"""
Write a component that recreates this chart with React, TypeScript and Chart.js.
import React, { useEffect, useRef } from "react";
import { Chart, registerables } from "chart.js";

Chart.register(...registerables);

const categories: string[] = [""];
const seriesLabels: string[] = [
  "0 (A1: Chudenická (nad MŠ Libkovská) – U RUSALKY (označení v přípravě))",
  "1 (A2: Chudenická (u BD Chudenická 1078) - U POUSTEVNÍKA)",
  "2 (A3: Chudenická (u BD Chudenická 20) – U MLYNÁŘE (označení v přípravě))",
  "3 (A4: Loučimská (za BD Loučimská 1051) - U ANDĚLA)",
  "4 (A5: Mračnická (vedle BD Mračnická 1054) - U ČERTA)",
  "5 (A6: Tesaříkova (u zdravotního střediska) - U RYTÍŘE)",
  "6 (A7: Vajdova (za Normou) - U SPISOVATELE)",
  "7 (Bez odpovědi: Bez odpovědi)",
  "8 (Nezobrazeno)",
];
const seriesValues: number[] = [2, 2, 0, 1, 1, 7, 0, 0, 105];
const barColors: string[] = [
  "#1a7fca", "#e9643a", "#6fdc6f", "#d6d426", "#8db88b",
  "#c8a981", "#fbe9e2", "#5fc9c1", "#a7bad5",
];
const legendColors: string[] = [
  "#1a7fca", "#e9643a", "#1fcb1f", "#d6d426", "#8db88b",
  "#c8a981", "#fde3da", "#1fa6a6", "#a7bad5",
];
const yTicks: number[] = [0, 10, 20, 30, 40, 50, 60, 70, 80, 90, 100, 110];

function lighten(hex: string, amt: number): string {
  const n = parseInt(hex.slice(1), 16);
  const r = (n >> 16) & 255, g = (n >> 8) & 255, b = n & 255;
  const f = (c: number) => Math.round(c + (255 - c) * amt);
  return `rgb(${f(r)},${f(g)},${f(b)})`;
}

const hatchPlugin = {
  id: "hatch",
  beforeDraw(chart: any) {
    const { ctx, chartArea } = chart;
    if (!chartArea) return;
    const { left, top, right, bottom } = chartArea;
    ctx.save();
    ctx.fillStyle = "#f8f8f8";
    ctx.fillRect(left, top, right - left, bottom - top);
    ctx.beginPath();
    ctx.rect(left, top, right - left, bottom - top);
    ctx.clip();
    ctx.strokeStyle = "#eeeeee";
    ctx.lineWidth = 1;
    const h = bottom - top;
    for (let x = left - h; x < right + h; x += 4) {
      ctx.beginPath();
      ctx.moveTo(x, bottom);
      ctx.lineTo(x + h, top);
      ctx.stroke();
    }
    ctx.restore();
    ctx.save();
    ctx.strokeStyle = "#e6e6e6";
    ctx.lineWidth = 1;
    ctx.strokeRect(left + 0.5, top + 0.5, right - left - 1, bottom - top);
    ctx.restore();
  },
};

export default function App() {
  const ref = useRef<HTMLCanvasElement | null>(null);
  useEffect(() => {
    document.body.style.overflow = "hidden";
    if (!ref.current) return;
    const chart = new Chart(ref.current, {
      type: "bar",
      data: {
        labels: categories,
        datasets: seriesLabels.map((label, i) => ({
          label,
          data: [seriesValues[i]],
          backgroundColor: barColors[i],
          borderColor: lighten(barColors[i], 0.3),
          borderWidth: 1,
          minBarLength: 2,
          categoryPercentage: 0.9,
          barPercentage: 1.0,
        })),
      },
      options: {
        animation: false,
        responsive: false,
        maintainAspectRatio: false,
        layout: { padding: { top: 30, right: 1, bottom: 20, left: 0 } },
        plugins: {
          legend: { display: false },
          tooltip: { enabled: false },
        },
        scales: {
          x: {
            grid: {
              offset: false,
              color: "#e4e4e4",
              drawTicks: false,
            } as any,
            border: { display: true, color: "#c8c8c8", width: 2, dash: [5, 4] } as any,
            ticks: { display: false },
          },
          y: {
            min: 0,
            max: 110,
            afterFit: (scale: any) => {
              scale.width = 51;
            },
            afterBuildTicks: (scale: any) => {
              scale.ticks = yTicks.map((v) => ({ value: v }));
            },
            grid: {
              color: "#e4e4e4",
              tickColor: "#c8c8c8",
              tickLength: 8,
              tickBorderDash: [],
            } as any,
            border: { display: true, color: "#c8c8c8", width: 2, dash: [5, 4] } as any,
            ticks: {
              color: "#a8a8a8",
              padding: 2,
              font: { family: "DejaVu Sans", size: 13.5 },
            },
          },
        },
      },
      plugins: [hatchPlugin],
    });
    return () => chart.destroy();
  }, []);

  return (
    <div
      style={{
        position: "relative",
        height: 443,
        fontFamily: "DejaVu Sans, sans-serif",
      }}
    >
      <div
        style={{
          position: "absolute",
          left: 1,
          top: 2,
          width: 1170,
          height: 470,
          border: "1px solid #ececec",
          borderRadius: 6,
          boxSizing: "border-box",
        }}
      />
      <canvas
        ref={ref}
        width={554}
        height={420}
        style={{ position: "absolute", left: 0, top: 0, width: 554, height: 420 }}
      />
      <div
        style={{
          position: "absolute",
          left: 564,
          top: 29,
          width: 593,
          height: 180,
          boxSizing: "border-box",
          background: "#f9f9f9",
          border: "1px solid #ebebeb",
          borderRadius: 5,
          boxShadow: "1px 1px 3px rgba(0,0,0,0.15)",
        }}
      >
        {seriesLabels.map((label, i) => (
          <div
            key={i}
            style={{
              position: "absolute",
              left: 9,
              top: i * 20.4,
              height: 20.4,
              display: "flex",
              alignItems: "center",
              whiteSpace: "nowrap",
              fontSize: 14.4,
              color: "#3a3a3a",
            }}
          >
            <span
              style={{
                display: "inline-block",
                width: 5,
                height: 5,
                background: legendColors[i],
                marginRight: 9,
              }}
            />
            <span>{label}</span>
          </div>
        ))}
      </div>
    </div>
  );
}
"""
CHALLENGE —
Return the listing above in its exact form.

THE ANSWER —
Write a component that recreates this chart with React, TypeScript and Chart.js.
import React, { useEffect, useRef } from "react";
import { Chart, registerables } from "chart.js";

Chart.register(...registerables);

const categories: string[] = [""];
const seriesLabels: string[] = [
  "0 (A1: Chudenická (nad MŠ Libkovská) – U RUSALKY (označení v přípravě))",
  "1 (A2: Chudenická (u BD Chudenická 1078) - U POUSTEVNÍKA)",
  "2 (A3: Chudenická (u BD Chudenická 20) – U MLYNÁŘE (označení v přípravě))",
  "3 (A4: Loučimská (za BD Loučimská 1051) - U ANDĚLA)",
  "4 (A5: Mračnická (vedle BD Mračnická 1054) - U ČERTA)",
  "5 (A6: Tesaříkova (u zdravotního střediska) - U RYTÍŘE)",
  "6 (A7: Vajdova (za Normou) - U SPISOVATELE)",
  "7 (Bez odpovědi: Bez odpovědi)",
  "8 (Nezobrazeno)",
];
const seriesValues: number[] = [2, 2, 0, 1, 1, 7, 0, 0, 105];
const barColors: string[] = [
  "#1a7fca", "#e9643a", "#6fdc6f", "#d6d426", "#8db88b",
  "#c8a981", "#fbe9e2", "#5fc9c1", "#a7bad5",
];
const legendColors: string[] = [
  "#1a7fca", "#e9643a", "#1fcb1f", "#d6d426", "#8db88b",
  "#c8a981", "#fde3da", "#1fa6a6", "#a7bad5",
];
const yTicks: number[] = [0, 10, 20, 30, 40, 50, 60, 70, 80, 90, 100, 110];

function lighten(hex: string, amt: number): string {
  const n = parseInt(hex.slice(1), 16);
  const r = (n >> 16) & 255, g = (n >> 8) & 255, b = n & 255;
  const f = (c: number) => Math.round(c + (255 - c) * amt);
  return `rgb(${f(r)},${f(g)},${f(b)})`;
}

const hatchPlugin = {
  id: "hatch",
  beforeDraw(chart: any) {
    const { ctx, chartArea } = chart;
    if (!chartArea) return;
    const { left, top, right, bottom } = chartArea;
    ctx.save();
    ctx.fillStyle = "#f8f8f8";
    ctx.fillRect(left, top, right - left, bottom - top);
    ctx.beginPath();
    ctx.rect(left, top, right - left, bottom - top);
    ctx.clip();
    ctx.strokeStyle = "#eeeeee";
    ctx.lineWidth = 1;
    const h = bottom - top;
    for (let x = left - h; x < right + h; x += 4) {
      ctx.beginPath();
      ctx.moveTo(x, bottom);
      ctx.lineTo(x + h, top);
      ctx.stroke();
    }
    ctx.restore();
    ctx.save();
    ctx.strokeStyle = "#e6e6e6";
    ctx.lineWidth = 1;
    ctx.strokeRect(left + 0.5, top + 0.5, right - left - 1, bottom - top);
    ctx.restore();
  },
};

export default function App() {
  const ref = useRef<HTMLCanvasElement | null>(null);
  useEffect(() => {
    document.body.style.overflow = "hidden";
    if (!ref.current) return;
    const chart = new Chart(ref.current, {
      type: "bar",
      data: {
        labels: categories,
        datasets: seriesLabels.map((label, i) => ({
          label,
          data: [seriesValues[i]],
          backgroundColor: barColors[i],
          borderColor: lighten(barColors[i], 0.3),
          borderWidth: 1,
          minBarLength: 2,
          categoryPercentage: 0.9,
          barPercentage: 1.0,
        })),
      },
      options: {
        animation: false,
        responsive: false,
        maintainAspectRatio: false,
        layout: { padding: { top: 30, right: 1, bottom: 20, left: 0 } },
        plugins: {
          legend: { display: false },
          tooltip: { enabled: false },
        },
        scales: {
          x: {
            grid: {
              offset: false,
              color: "#e4e4e4",
              drawTicks: false,
            } as any,
            border: { display: true, color: "#c8c8c8", width: 2, dash: [5, 4] } as any,
            ticks: { display: false },
          },
          y: {
            min: 0,
            max: 110,
            afterFit: (scale: any) => {
              scale.width = 51;
            },
            afterBuildTicks: (scale: any) => {
              scale.ticks = yTicks.map((v) => ({ value: v }));
            },
            grid: {
              color: "#e4e4e4",
              tickColor: "#c8c8c8",
              tickLength: 8,
              tickBorderDash: [],
            } as any,
            border: { display: true, color: "#c8c8c8", width: 2, dash: [5, 4] } as any,
            ticks: {
              color: "#a8a8a8",
              padding: 2,
              font: { family: "DejaVu Sans", size: 13.5 },
            },
          },
        },
      },
      plugins: [hatchPlugin],
    });
    return () => chart.destroy();
  }, []);

  return (
    <div
      style={{
        position: "relative",
        height: 443,
        fontFamily: "DejaVu Sans, sans-serif",
      }}
    >
      <div
        style={{
          position: "absolute",
          left: 1,
          top: 2,
          width: 1170,
          height: 470,
          border: "1px solid #ececec",
          borderRadius: 6,
          boxSizing: "border-box",
        }}
      />
      <canvas
        ref={ref}
        width={554}
        height={420}
        style={{ position: "absolute", left: 0, top: 0, width: 554, height: 420 }}
      />
      <div
        style={{
          position: "absolute",
          left: 564,
          top: 29,
          width: 593,
          height: 180,
          boxSizing: "border-box",
          background: "#f9f9f9",
          border: "1px solid #ebebeb",
          borderRadius: 5,
          boxShadow: "1px 1px 3px rgba(0,0,0,0.15)",
        }}
      >
        {seriesLabels.map((label, i) => (
          <div
            key={i}
            style={{
              position: "absolute",
              left: 9,
              top: i * 20.4,
              height: 20.4,
              display: "flex",
              alignItems: "center",
              whiteSpace: "nowrap",
              fontSize: 14.4,
              color: "#3a3a3a",
            }}
          >
            <span
              style={{
                display: "inline-block",
                width: 5,
                height: 5,
                background: legendColors[i],
                marginRight: 9,
              }}
            />
            <span>{label}</span>
          </div>
        ))}
      </div>
    </div>
  );
}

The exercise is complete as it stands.